© JUNGE FREIHEIT Verlag GmbH & Co. KG www.jungefreiheit.de 05/24 / 26. Januar 2024

Ländersache: Baden-Württemberg
Gender – und kein Ende
Christian Schreiber

Es knirscht gewaltig in Baden-Württembergs grün-schwarzer Landesregierung. Von Harmonie im angeblichen „Musterländle“ sind die Stuttgarter Koalitionäre weit entfernt. Womit die CDU ihren „großen“ Partner, die Grünen, derzeit so richtig ärgert, sind weniger die Differenzen in Fragen der Einwanderungspolitik als vielmehr das Thema Gendern. Man werde in einer Verwaltungsvorschrift festhalten, daß Sonderzeichen wie Binnen-I und Gendersternchen in der Verwaltungssprache künftig nicht mehr zulässig seien, hatte Innenminister Thomas Strobl (CDU) in Stuttgart verkündet. Das würde dann etwa für Schriftverkehr von Ministerien oder Regierungspräsidien gelten. Man würde damit bestehende „Regelungsdefizite heilen“, so Strobl. Schulen und Hochschulen sollen von der Regelung zunächst nicht betroffen sein.

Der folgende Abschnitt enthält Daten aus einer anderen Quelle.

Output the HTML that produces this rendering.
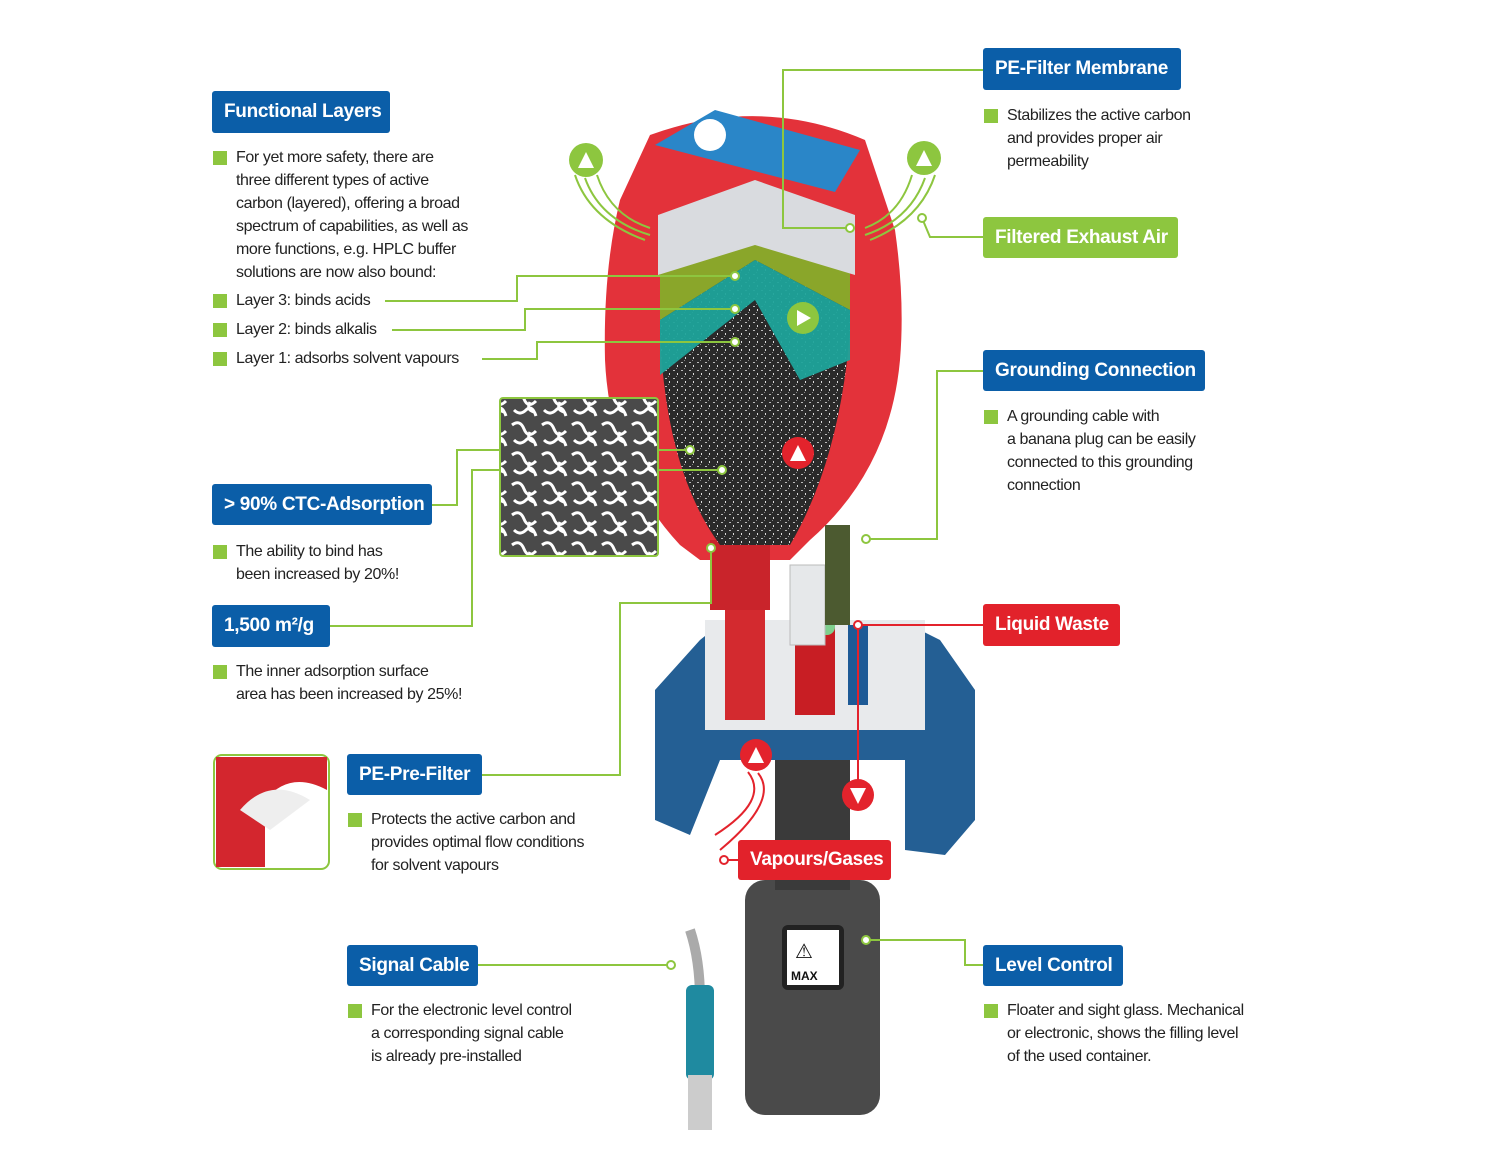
<!DOCTYPE html>
<html><head><meta charset="utf-8"><style>
body{margin:0;background:#fff;}
#c{position:relative;width:1500px;height:1154px;overflow:hidden;font-family:"Liberation Sans",sans-serif;}
.lb{position:absolute;color:#fff;font-weight:bold;font-size:19px;display:flex;align-items:center;padding-left:12px;box-sizing:border-box;border-radius:3px;letter-spacing:-0.3px;}
.b{background:#0b5ea8;}.g{background:#8dc63f;}.r{background:#e2222b;}
.t{position:absolute;font-size:16px;line-height:23px;color:#222;letter-spacing:-0.4px;}
.t .q{position:absolute;left:-23px;width:14px;height:14px;background:#8dc63f;}
svg{position:absolute;left:0;top:0;}
</style></head><body><div id="c">
<svg width="1500" height="1154" viewBox="0 0 1500 1154">
<defs>
<pattern id="noise" width="8" height="8" patternUnits="userSpaceOnUse"><rect width="8" height="8" fill="#2a2a2a"/><rect x="1" y="2" width="2" height="1" fill="#bbb"/><rect x="5" y="5" width="1" height="2" fill="#ddd"/><rect x="4" y="0" width="1" height="1" fill="#888"/></pattern>
<pattern id="micro" width="30" height="30" patternUnits="userSpaceOnUse"><rect width="30" height="30" fill="#4a4a4a"/><path d="M2 5 q8 -6 12 4 t12 2 M4 20 q6 6 12 0 t10 6 M20 12 q-4 8 4 10" stroke="#fff" stroke-width="3" fill="none"/></pattern>
</defs>
<!-- bottom container -->
<rect x="745" y="880" width="135" height="235" rx="20" fill="#4a4a4a"/>
<rect x="775" y="690" width="75" height="200" fill="#3a3a3a"/>
<rect x="782" y="925" width="62" height="65" rx="6" fill="#222"/><rect x="787" y="930" width="52" height="55" fill="#fff"/>
<text x="791" y="980" font-size="12" font-weight="bold" fill="#111">MAX</text><text x="795" y="958" font-size="20" fill="#111">⚠</text>
<!-- cable -->
<path d="M690 930 Q700 960 700 1000" stroke="#aaa" stroke-width="10" fill="none"/>
<rect x="686" y="985" width="28" height="95" rx="6" fill="#1f8aa0"/>
<rect x="688" y="1075" width="24" height="55" fill="#ccc"/>
<!-- blue cap -->
<path d="M655 690 L700 640 L725 620 L900 620 L940 640 L975 690 L975 820 L945 855 L905 850 L905 760 L720 760 L690 835 L655 820Z" fill="#245f94"/>
<rect x="705" y="620" width="220" height="110" fill="#e8eaec"/>
<rect x="725" y="570" width="40" height="150" fill="#d32a2f"/>
<rect x="795" y="620" width="40" height="95" fill="#c81e24"/><rect x="795" y="615" width="40" height="20" rx="8" fill="#7fd08e"/>
<rect x="790" y="565" width="35" height="80" fill="#e6e8ea" stroke="#bbb"/>
<rect x="825" y="525" width="25" height="100" fill="#4c5a30"/>
<rect x="848" y="625" width="20" height="80" fill="#1e5a96"/>
<!-- red housing -->
<path d="M650 135 Q760 95 865 140 L895 230 Q905 300 900 360 Q890 470 810 540 L790 560 L700 560 L680 545 Q610 470 605 360 Q603 270 620 200Z" fill="#e3323a"/>
<rect x="710" y="540" width="60" height="70" fill="#c9242b"/>
<path d="M660 250 L755 200 L850 250 L850 330 Q840 460 790 545 L720 545 Q665 470 660 330Z" fill="url(#noise)"/>
<path d="M660 250 L755 245 L850 250 L850 310 L755 260 L660 320Z" fill="#8aa62a"/>
<path d="M660 320 L755 260 L850 310 L850 360 L800 380 L755 300 L660 375Z" fill="#1ea39a" opacity="0.95"/>
<path d="M658 215 L755 180 L855 215 L855 275 L755 245 L658 275Z" fill="#d9dbdf"/>
<path d="M655 145 L715 110 L860 150 L835 192 Z" fill="#2a86c8"/>
<circle cx="710" cy="135" r="16" fill="#fff"/>
<!-- connectors (on top) -->
<g stroke="#8dc63f" stroke-width="2" fill="none">
<path d="M385 301H517V276H735"/><path d="M392 330H525V309H735"/><path d="M482 359H537V342H735"/>
<path d="M983 70H783V228H850"/><path d="M983 237H930L922 218"/><path d="M983 371H937V539H866"/>
<path d="M432 505H457V450H690"/><path d="M330 626H472V470H722"/><path d="M482 775H620V603H711V548"/>
<path d="M478 965H671"/><path d="M983 965H965V940H866"/>
</g>
<!-- green arrows circles -->
<g fill="#8dc63f"><circle cx="586" cy="160" r="17"/><circle cx="924" cy="158" r="17"/><circle cx="803" cy="318" r="16"/></g>
<g fill="#e3232c"><circle cx="798" cy="453" r="16"/><circle cx="756" cy="755" r="16"/><circle cx="858" cy="795" r="16"/></g>
<g fill="#fff"><path d="M578 168 L586 152 L594 168Z"/><path d="M916 166 L924 150 L932 166Z"/><path d="M797 326 L811 318 L797 310Z"/><path d="M790 461 L798 445 L806 461Z"/><path d="M748 763 L756 747 L764 763Z"/><path d="M850 788 L858 804 L866 788Z"/></g>
<g stroke="#8dc63f" stroke-width="2" fill="none"><path d="M575 175 Q590 220 645 240 M585 178 Q600 220 650 235 M597 175 Q610 215 650 228"/><path d="M935 175 Q920 220 870 240 M925 178 Q910 220 865 235 M912 175 Q900 215 865 228"/></g>
<g stroke="#e3232c" stroke-width="2" fill="none"><path d="M758 773 Q780 800 720 850 M748 772 Q770 800 715 835"/><path d="M858 625V780"/><path d="M738 860H724"/><path d="M983 625H858"/></g>
<!-- endpoint circles -->
<g fill="#fff" stroke="#8dc63f" stroke-width="2"><circle cx="735" cy="276" r="4"/><circle cx="735" cy="309" r="4"/><circle cx="735" cy="342" r="4"/><circle cx="850" cy="228" r="4"/><circle cx="922" cy="218" r="4"/><circle cx="866" cy="539" r="4"/><circle cx="690" cy="450" r="4"/><circle cx="722" cy="470" r="4"/><circle cx="711" cy="548" r="4"/><circle cx="671" cy="965" r="4"/><circle cx="866" cy="940" r="4"/></g>
<g fill="#fff" stroke="#e3232c" stroke-width="2"><circle cx="858" cy="625" r="4"/><circle cx="724" cy="860" r="4"/></g>
<!-- micro image -->
<rect x="500" y="398" width="158" height="158" fill="url(#micro)" stroke="#8dc63f" stroke-width="2" rx="3"/>
<!-- prefilter thumb -->
<rect x="214" y="755" width="115" height="114" rx="8" fill="#fff" stroke="#8dc63f" stroke-width="2"/>
<path d="M216 757 H327 V790 Q290 770 265 800 L265 867 H216Z" fill="#d3262e"/>
<path d="M240 810 Q270 775 310 800 L270 830Z" fill="#eee"/>
</svg>
<div class="lb b" style="left:212px;top:91px;width:178px;height:42px">Functional Layers</div>
<div class="lb b" style="left:983px;top:48px;width:198px;height:42px">PE-Filter Membrane</div>
<div class="lb g" style="left:983px;top:217px;width:195px;height:41px">Filtered Exhaust Air</div>
<div class="lb b" style="left:983px;top:350px;width:222px;height:41px">Grounding Connection</div>
<div class="lb b" style="left:212px;top:484px;width:220px;height:41px">&gt; 90% CTC-Adsorption</div>
<div class="lb b" style="left:212px;top:605px;width:118px;height:42px">1,500 m²/g</div>
<div class="lb r" style="left:983px;top:604px;width:137px;height:42px">Liquid Waste</div>
<div class="lb b" style="left:347px;top:754px;width:135px;height:41px">PE-Pre-Filter</div>
<div class="lb r" style="left:738px;top:840px;width:153px;height:40px">Vapours/Gases</div>
<div class="lb b" style="left:347px;top:945px;width:131px;height:41px">Signal Cable</div>
<div class="lb b" style="left:983px;top:945px;width:140px;height:41px">Level Control</div>
<div class="t" style="left:236px;top:146px"><span class="q" style="top:5px"></span>For yet more safety, there are<br>three different types of active<br>carbon (layered), offering a broad<br>spectrum of capabilities, as well as<br>more functions, e.g. HPLC buffer<br>solutions are now also bound:</div>
<div class="t" style="left:236px;top:289px"><span class="q" style="top:5px"></span>Layer 3: binds acids</div>
<div class="t" style="left:236px;top:318px"><span class="q" style="top:5px"></span>Layer 2: binds alkalis</div>
<div class="t" style="left:236px;top:347px"><span class="q" style="top:5px"></span>Layer 1: adsorbs solvent vapours</div>
<div class="t" style="left:1007px;top:104px"><span class="q" style="top:5px"></span>Stabilizes the active carbon<br>and provides proper air<br>permeability</div>
<div class="t" style="left:1007px;top:405px"><span class="q" style="top:5px"></span>A grounding cable with<br>a banana plug can be easily<br>connected to this grounding<br>connection</div>
<div class="t" style="left:236px;top:540px"><span class="q" style="top:5px"></span>The ability to bind has<br>been increased by 20%!</div>
<div class="t" style="left:236px;top:660px"><span class="q" style="top:5px"></span>The inner adsorption surface<br>area has been increased by 25%!</div>
<div class="t" style="left:371px;top:808px"><span class="q" style="top:5px"></span>Protects the active carbon and<br>provides optimal flow conditions<br>for solvent vapours</div>
<div class="t" style="left:371px;top:999px"><span class="q" style="top:5px"></span>For the electronic level control<br>a corresponding signal cable<br>is already pre-installed</div>
<div class="t" style="left:1007px;top:999px"><span class="q" style="top:5px"></span>Floater and sight glass. Mechanical<br>or electronic, shows the filling level<br>of the used container.</div>
</div></body></html>
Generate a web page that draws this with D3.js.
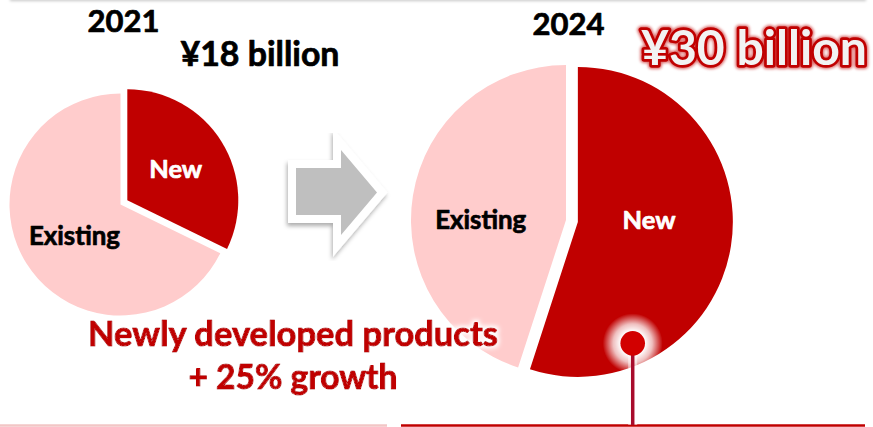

Man muß sich bei der Diskussion immer wieder in Erinnerung rufen, daß es maßgeblich die Grünen waren, die das Thema auf die Agenda gesetzt hatten. Um so überraschter gab sich nun die grüne Landtagsfraktion. Sie teilte auf dem Kurznachrichtendienst Threads mit, man könne sich nur wundern, daß diese „Verbotsfantasien“ für die CDU so wichtig und verlockend seien. Es seien die Gegner einer geschlechtergerechten Sprache, die ständig über das Gendern reden wollten. Es lohnt sich kaum zu erwähnen, daß die offizielle Pressemitteilung der „Gender-Öko-Partei“ natürlich in „geschlechtergerechter“ Form verfaßt wurde. 

Hintergrund der neuen Auseinandersetzung in der ohnehin streiterprobten Koalition ist das Volksbegehren „Stoppt Gendern in Baden-Württemberg“ des Heidelberger CDU-Kommunalpolitikers und Rechtsanwalts Klaus Hekking (JF 51/23). Ende vergangenen Jahres hatte seine Initiative die erforderlichen Unterschriften eingereicht; aber das Innenministerium erkannte dabei Formfehler. Hekking klagt nun gegen diese Entscheidung vor dem Landesverfassungsgericht (JF 4/24). 

Allerdings fand der aus formalen Gründen von der Bürokratie Abgewiesene Gehör bei CDU-Landes- und Fraktionschef Manuel Hagel. Der hatte Hekking in eine Fraktionssitzung eingeladen, wo ohnehin die Mehrheit genderkritisch eingestellt ist. Hagel wertete die Initiative dadurch auf, ging wieder einmal auf Distanz zum unliebsam gewordenen Koalitionspartner – und setzte Innenminister Strobl quasi unter Druck.

Das fanden die Grünen gar nicht witzig: Dem Prüfergebnis des Innenministeriums sei nichts hinzuzufügen. „Im Gegensatz zu Minister Strobl haben wir nicht die leiseste Absicht, uns von den Verbots-Ideologen treiben zu lassen“, höhnte die Fraktion. Spannend wird nun die zweite Runde sein. Denn möglicherweise bügelt der grüne Ministerpräsident Winfried Kretschmann seine eigene Fraktion ab. Die Genderdiskussion sei Teil einer „aufgeladenen gesellschaftlichen Debatte“, er könne von einer „Sprachpolitik“ nur abraten. Er sei außerdem kein Freund davon, solche „Kulturdebatten“ hochzuziehen, sagte Kretschmann weiter. Die Menschen müßten den Eindruck haben, daß Politik in solchen Krisenzeiten die wirklich wichtigen Probleme löse. Vielleicht sollte er das einfach seiner Fraktion mitteilen.